Dove entrano fucilano, impiccano, riducono le donne in schiave e i prigionieri in carne per le fosse comuni. Quelli che servono alla propaganda vengono vestiti con tute arancioni inginocchiati ai loro piedi, decapitati come montoni, oppure bruciati vivi dentro le gabbie. I video fanno il giro del mondo, moltiplicando orrore e proseliti, le decine di migliaia di foreign fighters che affluiscono dalle periferie delle nostre città. Attaccate anche loro con qualunque arma – a Nizza, Parigi, Bruxelles, Berlino, Londra, Barcellona – da piccolissime cellule di convertiti, ma ad alta risonanza mediatica.
L’Isis è una fiammata che dura una manciata di anni. Arruola 100 mila iracheni, altrettanti siriani, 40 mila stranieri. Odia tutti i simboli dell’occidente, tranne i dollari. Incamera centinaia di milioni dalle banche delle città conquistate, dal petrolio venduto di contrabbando, dai rapimenti, dal traffico di migranti e di opere d’arte.
Ma più velocemente di quanto è cresciuto, si sfalda sotto i bombardamenti americani e i reparti speciali che li combattono. Toccherà ai peshmerga curdi – che hanno fermato i jihadisti a Kobane – spazzare via l’ultima roccaforte dello Stato Islamico a Baghuz, sull’Eufrate, come a chiudere il cerchio, dopo il bagno di sangue che ha reso vera l’allucinazione della guerra santa. Durante la quale Al Baghdadi ha recitato poesie della tradizione, ha sognato animali parlanti, come il Profeta, trasformando le parole in sangue e propaganda.
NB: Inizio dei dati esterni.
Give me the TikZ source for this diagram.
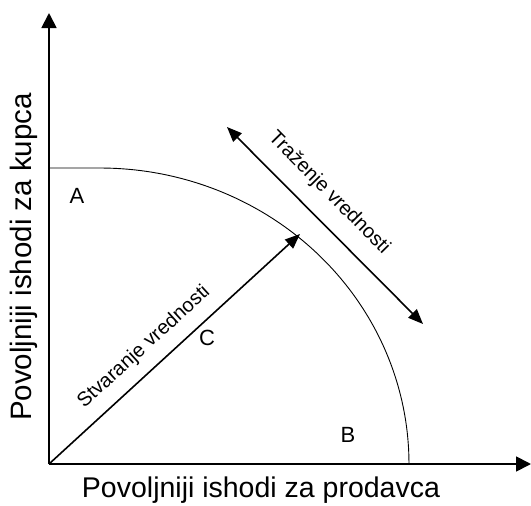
\documentclass[tikz,border=0pt]{standalone}
\usepackage{fontspec}
\setmainfont{Liberation Sans}
\usetikzlibrary{arrows.meta}
\begin{document}
\begin{tikzpicture}[x=1pt,y=-1pt,
  axis/.style={line width=1.8pt,-{Triangle[length=15pt,width=15pt]}},
  arr/.style={line width=1.6pt,-{Triangle[length=15pt,width=12pt]}},
  darr/.style={line width=1.6pt,{Triangle[length=15pt,width=12pt]}-{Triangle[length=15pt,width=12pt]}},
  big/.style={font=\fontsize{28.5}{30}\selectfont,inner sep=0pt},
  bigy/.style={font=\fontsize{29.5}{31}\selectfont,inner sep=0pt},
  mid/.style={font=\fontsize{22}{24}\selectfont,inner sep=0pt},
  small/.style={font=\fontsize{20}{22}\selectfont,inner sep=0pt}]
\useasboundingbox (0,0) rectangle (531,506);
\coordinate (O) at (49,464);
\coordinate (Ytip) at (49,13);
\coordinate (Xtip) at (531,464);
\coordinate (Ctip) at (300,234);
\coordinate (D1) at (227,127);
\coordinate (D2) at (423,324);
\coordinate (F0) at (49,168);
\coordinate (F1) at (100,168);
\draw[axis] (O) -- (Ytip);
\draw[axis] (O) -- (Xtip);
\draw[line width=0.9pt] (F0) -- (F1) -- plot[domain=90:0,samples=60,smooth] ({100+309*cos(\x)},{464-296*sin(\x)});
\draw[arr] (O) -- (Ctip);
\draw[darr] (D1) -- (D2);
\node[mid] (A) at (77,196) {A};
\node[mid] (B) at (348,435) {B};
\node[mid] (C) at (207,338) {C};
\node[big] (xl) at (261,490) {Povoljniji ishodi za prodavca};
\node[bigy,rotate=90] (yl) at (24,257) {Povoljniji ishodi za kupca};
\node[small,rotate=42.4] (st) at (144,347) {Stvaranje vrednosti};
\node[small,rotate=-45.5] (tr) at (329,193) {Traženje vrednosti};
\end{tikzpicture}
\end{document}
Secondo gli analisti i vestiti pesanti che indossa nel video suggeriscono che si sia rifugiato tra le montagne del Sinjar abitate dai pastori Yazidi che le sue milizie hanno sterminato.
Questa volta compare con lo sguardo e la voce dello sconfitto, niente orologio al polso, sopravvissuto a un tempo che non conta più. Sebbene la sua vita valga per gli americani ancora 25 milioni di dollari di taglia, anche senza Rolex.